Once everything has been initialised the Bluetooth Main class provides methods to connect to a given Bluetooth MAC address and also send data packets.

Finally we had to define our own Bluetooth HID descriptor. This took a lot of research to find the correct packet formatting we needed to use. Once we understood what was required we then defined out descriptor to use 3 bytes. The first byte was used for the click buttons, each button uses one bit of space therefore we designated 3 bits for the left, middle and right clicks and the other 5 bits were reserved for padding. The second and third bytes designate a 16-bit signed integer that would give the integer range -127 to 128. This would be used for the relative X and Y position of the mouse.
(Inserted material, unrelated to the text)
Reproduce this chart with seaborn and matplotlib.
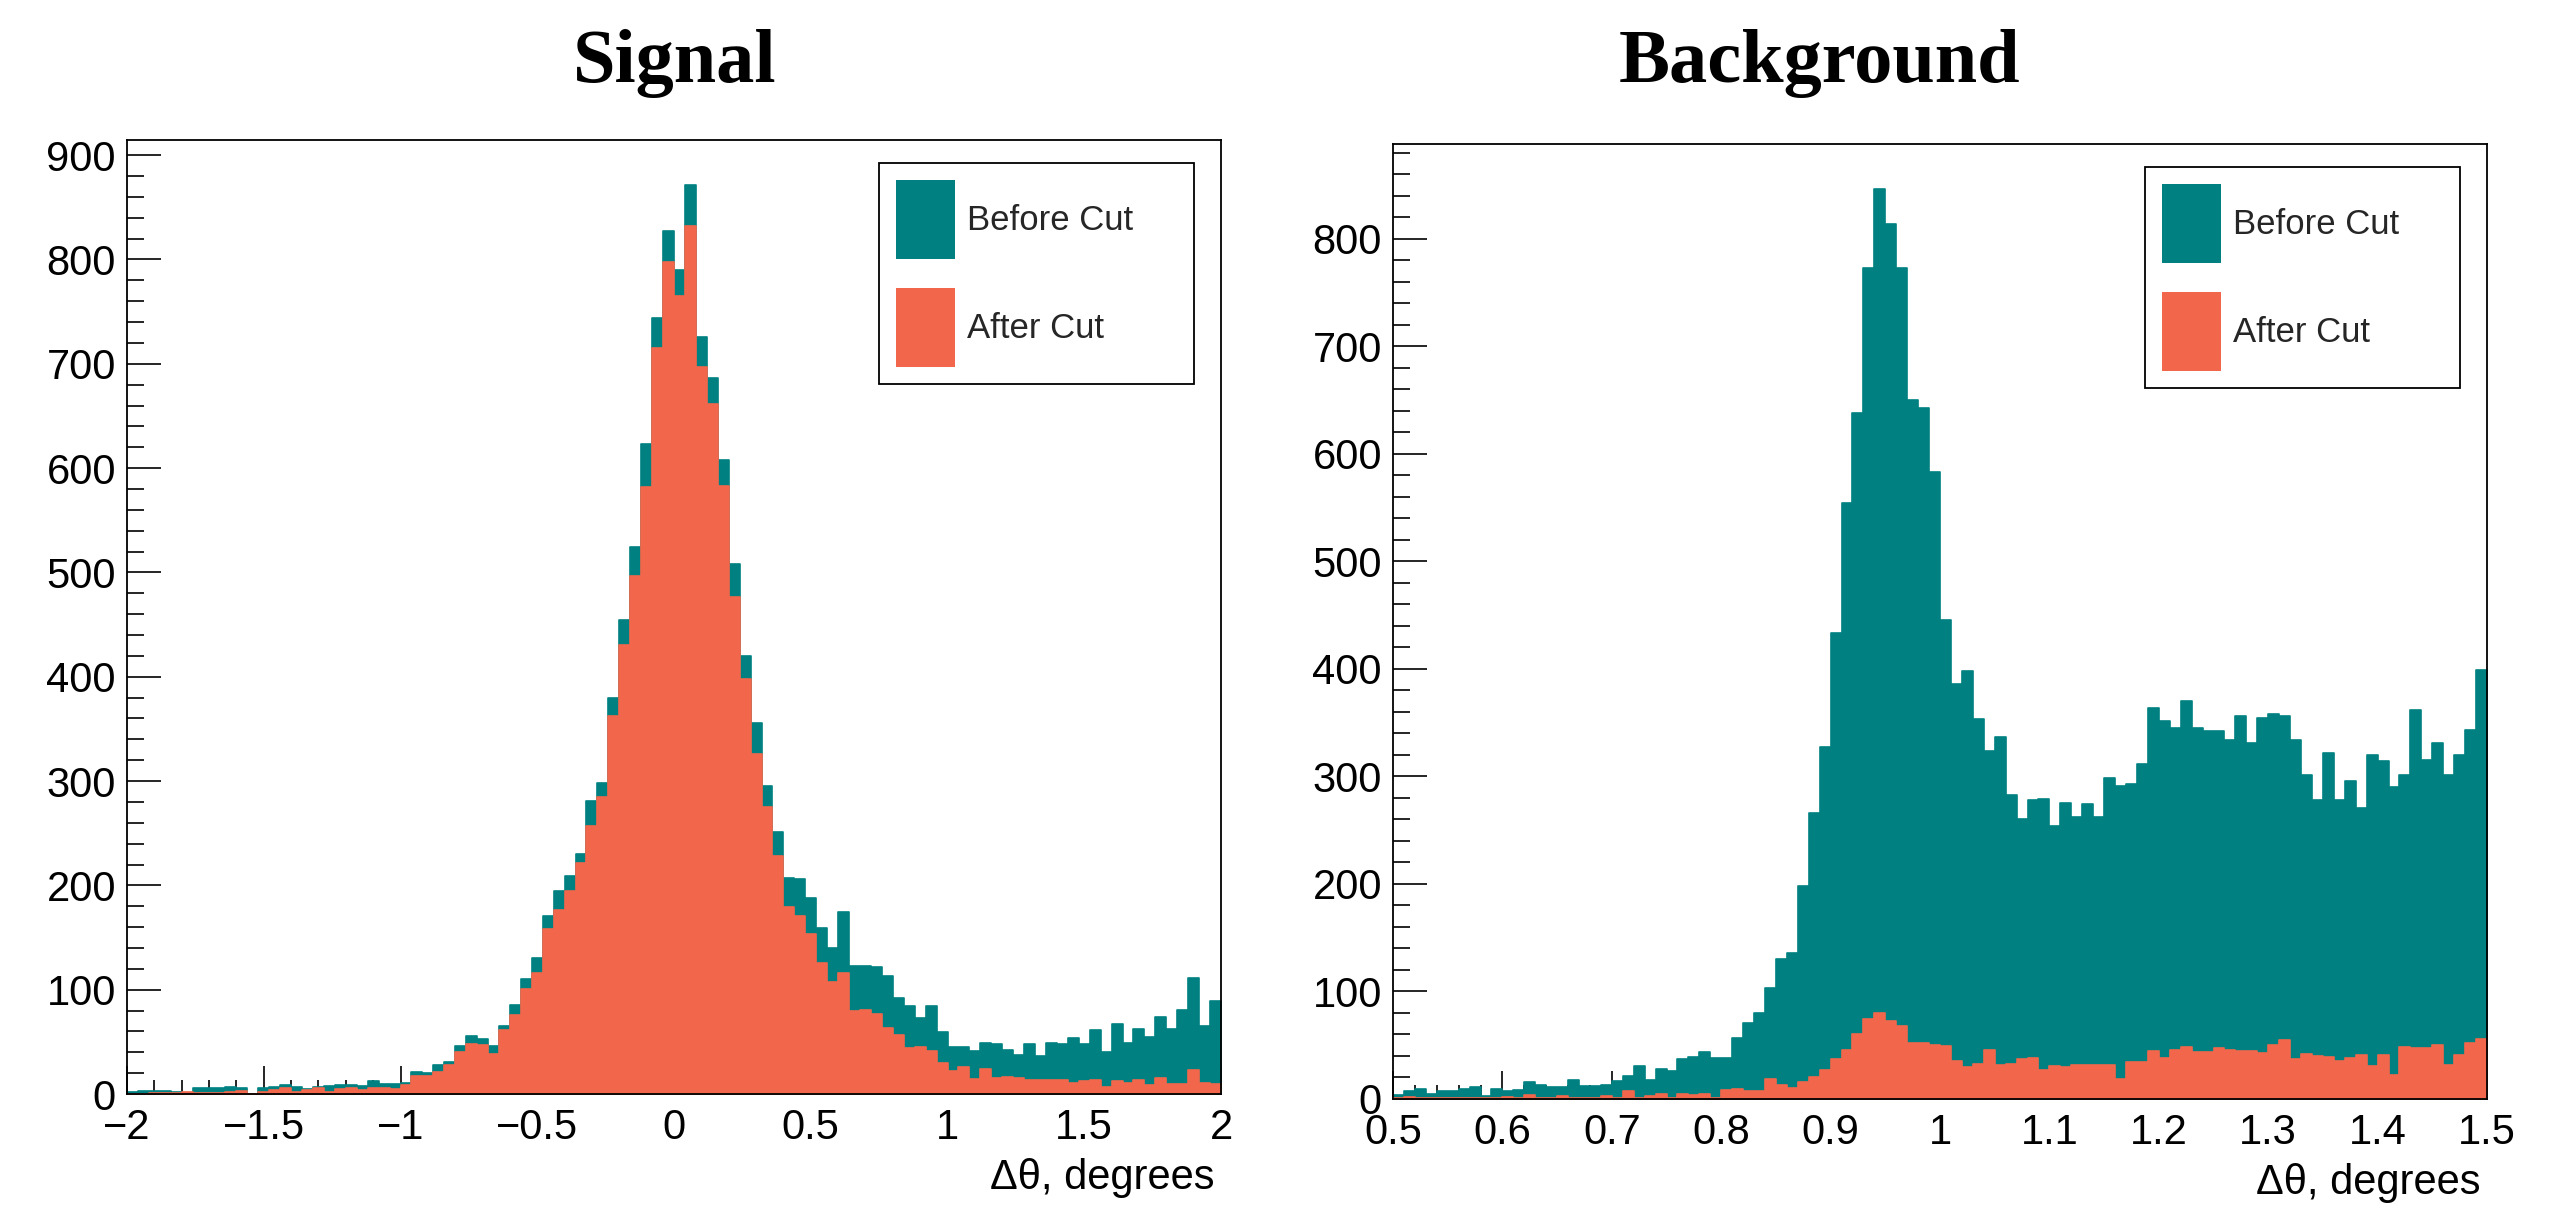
import numpy as np
import pandas as pd
import matplotlib
matplotlib.use("Agg")
import matplotlib.pyplot as plt
import seaborn as sns
from matplotlib.patches import Patch
from matplotlib.ticker import MultipleLocator, FuncFormatter

# ---- Signal: delta-theta, 100 bins over [-2, 2] ----
signal_range = (-2.0, 2.0)
signal_before = [
    2, 3, 3, 3, 2, 1, 6, 6, 6, 7,
    6, 0, 6, 7, 9, 7, 5, 7, 8, 9,
    9, 8, 12, 10, 10, 11, 21, 20, 28, 31,
    46, 56, 53, 46, 65, 85, 110, 130, 171, 195,
    209, 230, 281, 298, 380, 454, 524, 623, 744, 827,
    790, 871, 726, 686, 608, 508, 420, 356, 295, 251,
    207, 206, 188, 159, 140, 174, 123, 123, 122, 113,
    92, 84, 73, 84, 59, 45, 45, 41, 49, 48,
    42, 37, 48, 36, 49, 48, 54, 48, 61, 40,
    67, 49, 62, 55, 74, 62, 81, 111, 65, 89,
]
signal_after = [
    0, 0, 1, 1, 1, 2, 1, 1, 1, 2,
    3, 0, 2, 4, 6, 2, 4, 6, 2, 5,
    6, 4, 6, 6, 5, 9, 17, 17, 21, 28,
    40, 48, 47, 38, 61, 76, 101, 116, 158, 176,
    195, 221, 257, 285, 362, 430, 497, 582, 715, 798,
    765, 832, 697, 661, 583, 476, 398, 326, 275, 228,
    179, 171, 153, 126, 107, 116, 80, 81, 77, 63,
    57, 44, 45, 41, 30, 22, 26, 14, 24, 15,
    16, 15, 13, 13, 13, 13, 11, 12, 13, 7,
    12, 11, 13, 9, 15, 10, 10, 23, 11, 10,
]

# ---- Background: delta-theta, 100 bins over [0.5, 1.5] ----
background_range = (0.5, 1.5)
background_before = [
    4, 7, 9, 5, 7, 7, 9, 11, 3, 9,
    7, 8, 16, 13, 11, 11, 18, 12, 12, 13,
    17, 21, 31, 18, 28, 26, 37, 39, 44, 38,
    38, 57, 71, 80, 103, 130, 136, 198, 266, 327,
    433, 554, 638, 773, 846, 814, 773, 650, 643, 583,
    446, 386, 398, 353, 324, 337, 283, 260, 278, 279,
    254, 275, 262, 274, 262, 299, 291, 293, 312, 364,
    352, 345, 370, 345, 342, 342, 334, 356, 331, 354,
    358, 356, 334, 301, 278, 322, 278, 296, 271, 320,
    314, 290, 301, 362, 315, 331, 301, 320, 343, 399,
]
background_after = [
    1, 2, 1, 1, 1, 1, 1, 1, 1, 1,
    2, 1, 4, 1, 1, 3, 1, 1, 1, 3,
    1, 7, 1, 3, 5, 1, 5, 4, 5, 1,
    8, 9, 7, 7, 19, 13, 10, 16, 20, 27,
    37, 46, 60, 74, 80, 73, 68, 52, 52, 50,
    49, 35, 30, 33, 46, 32, 33, 37, 38, 27,
    31, 30, 32, 32, 32, 32, 19, 34, 34, 45,
    38, 46, 48, 44, 44, 47, 46, 45, 45, 43,
    50, 55, 37, 42, 40, 39, 35, 38, 41, 31,
    41, 22, 48, 47, 47, 50, 32, 41, 52, 56,
]

series_labels = ["Before Cut", "After Cut"]
panel_titles = ["Signal", "Background"]
x_label = "\u0394\u03b8, degrees"

TEAL = "#008080"
SALMON = "#F2674B"

sns.set_theme(style="white")
plt.rcParams["font.family"] = ["Liberation Sans", "DejaVu Sans"]
plt.rcParams["axes.unicode_minus"] = True

W, H = 2556, 1208
fig = plt.figure(figsize=(W / 100, H / 100), dpi=100)
fig.patch.set_facecolor("white")


def px_axes(x0, x1, y0, y1):
    return fig.add_axes([x0 / W, 1 - y1 / H, (x1 - x0) / W, (y1 - y0) / H])


def tick_fmt(v, _pos):
    s = "%g" % round(v, 6)
    return s.replace("-", "\u2212")


def draw_panel(ax, rng, before, after, xmajor, xminor):
    n = len(before)
    width = (rng[1] - rng[0]) / n
    centers = rng[0] + width * (np.arange(n) + 0.5)
    df = pd.DataFrame({
        "dtheta": np.concatenate([centers, centers]),
        "count": np.asarray(before + after, dtype=float),
        "stage": [series_labels[0]] * n + [series_labels[1]] * n,
    })
    for stage, col in zip(series_labels, [TEAL, SALMON]):
        sns.histplot(data=df[df["stage"] == stage], x="dtheta", weights="count",
                     bins=n, binrange=rng, element="step", fill=True, color=col,
                     edgecolor=col, alpha=1, linewidth=1.2, ax=ax)

    ax.set_xlim(*rng)
    ax.set_ylim(0, 1.05 * max(before))
    ax.set_ylabel("")
    ax.set_xlabel(x_label, fontsize=30, color="black")
    ax.xaxis.set_label_coords(0.994, -0.088)
    ax.xaxis.label.set_ha("right")
    ax.xaxis.label.set_va("center")

    ax.xaxis.set_major_locator(MultipleLocator(xmajor))
    ax.xaxis.set_minor_locator(MultipleLocator(xminor))
    ax.yaxis.set_major_locator(MultipleLocator(100))
    ax.yaxis.set_minor_locator(MultipleLocator(20))
    ax.xaxis.set_major_formatter(FuncFormatter(tick_fmt))
    ax.yaxis.set_major_formatter(FuncFormatter(tick_fmt))

    ax.tick_params(axis="both", which="both", direction="in", colors="black",
                   width=1.2, top=False, right=False, bottom=True, left=True,
                   labelsize=30)
    ax.tick_params(axis="y", which="major", length=24.5, pad=8)
    ax.tick_params(axis="y", which="minor", length=12.2)
    ax.tick_params(axis="x", which="major", length=20, pad=10)
    ax.tick_params(axis="x", which="minor", length=10)
    for sp in ax.spines.values():
        sp.set_visible(True)
        sp.set_color("black")
        sp.set_linewidth(1.3)
    ax.set_facecolor("white")
    ax.grid(False)

    handles = [Patch(facecolor=TEAL, edgecolor="none"),
               Patch(facecolor=SALMON, edgecolor="none")]
    leg = ax.legend(handles, series_labels, loc="upper left",
                    bbox_to_anchor=(0.6874, 0.7495, 0.288, 0.2264),
                    mode="expand", borderaxespad=0, fontsize=25,
                    handlelength=1.7, handleheight=3.1, labelspacing=0.85,
                    handletextpad=0.32, borderpad=0.5, fancybox=False,
                    framealpha=1, edgecolor="black", frameon=True)
    leg.get_frame().set_linewidth(1.3)


ax_sig = px_axes(127, 1221, 140, 1094)
draw_panel(ax_sig, signal_range, signal_before, signal_after, 0.5, 0.1)

ax_bkg = px_axes(1393, 2487, 144, 1099)
draw_panel(ax_bkg, background_range, background_before, background_after, 0.1, 0.02)

title_kw = dict(ha="center", va="baseline", fontsize=55, fontweight="bold",
                family=["Liberation Serif", "DejaVu Serif"], color="black")
fig.text(675 / W, 1 - 82 / H, panel_titles[0], **title_kw)
fig.text(1819 / W, 1 - 82 / H, panel_titles[1], **title_kw)

fig.savefig("out.png", dpi=100, facecolor="white")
3. Added Manual Connection Via Bluetooth MAC Address​

We have added functionality to manually add devices to the app by entering the target devices MAC address. This includes all the UI and backend functionality necessary.

The UI now has an 'Add Manual' button which when pressed takes you to the new page to add devices. This new pages contains two buttons, 'Cancel' which takes you back to the main page and 'Add' to submit the new device. There are also two input fields 'Name' and 'MAC Address' where the user can enter the MAC address and the name identifier of their chosen device.

The UI also includes error handling. It will only allow the user to submit a valid MAC address of the format 'XX:XX:XX:XX:XX:XX' and will display error messages on the screen if the user enters something otherwise. It will also not allow the user to submit a empty field and will also display the respective error message in this case.

Once the user submits a new device it will be commited to the apps device storage and saved for future usage.

4. Tested Sucessfully on Ipad and Mac​

We were able to connect to Mac and IPad devices using the 'Manual Connect' feature and control their respective cursors using our apps JoyStick interface. This included successful usage of X and Y movement and both left and right click.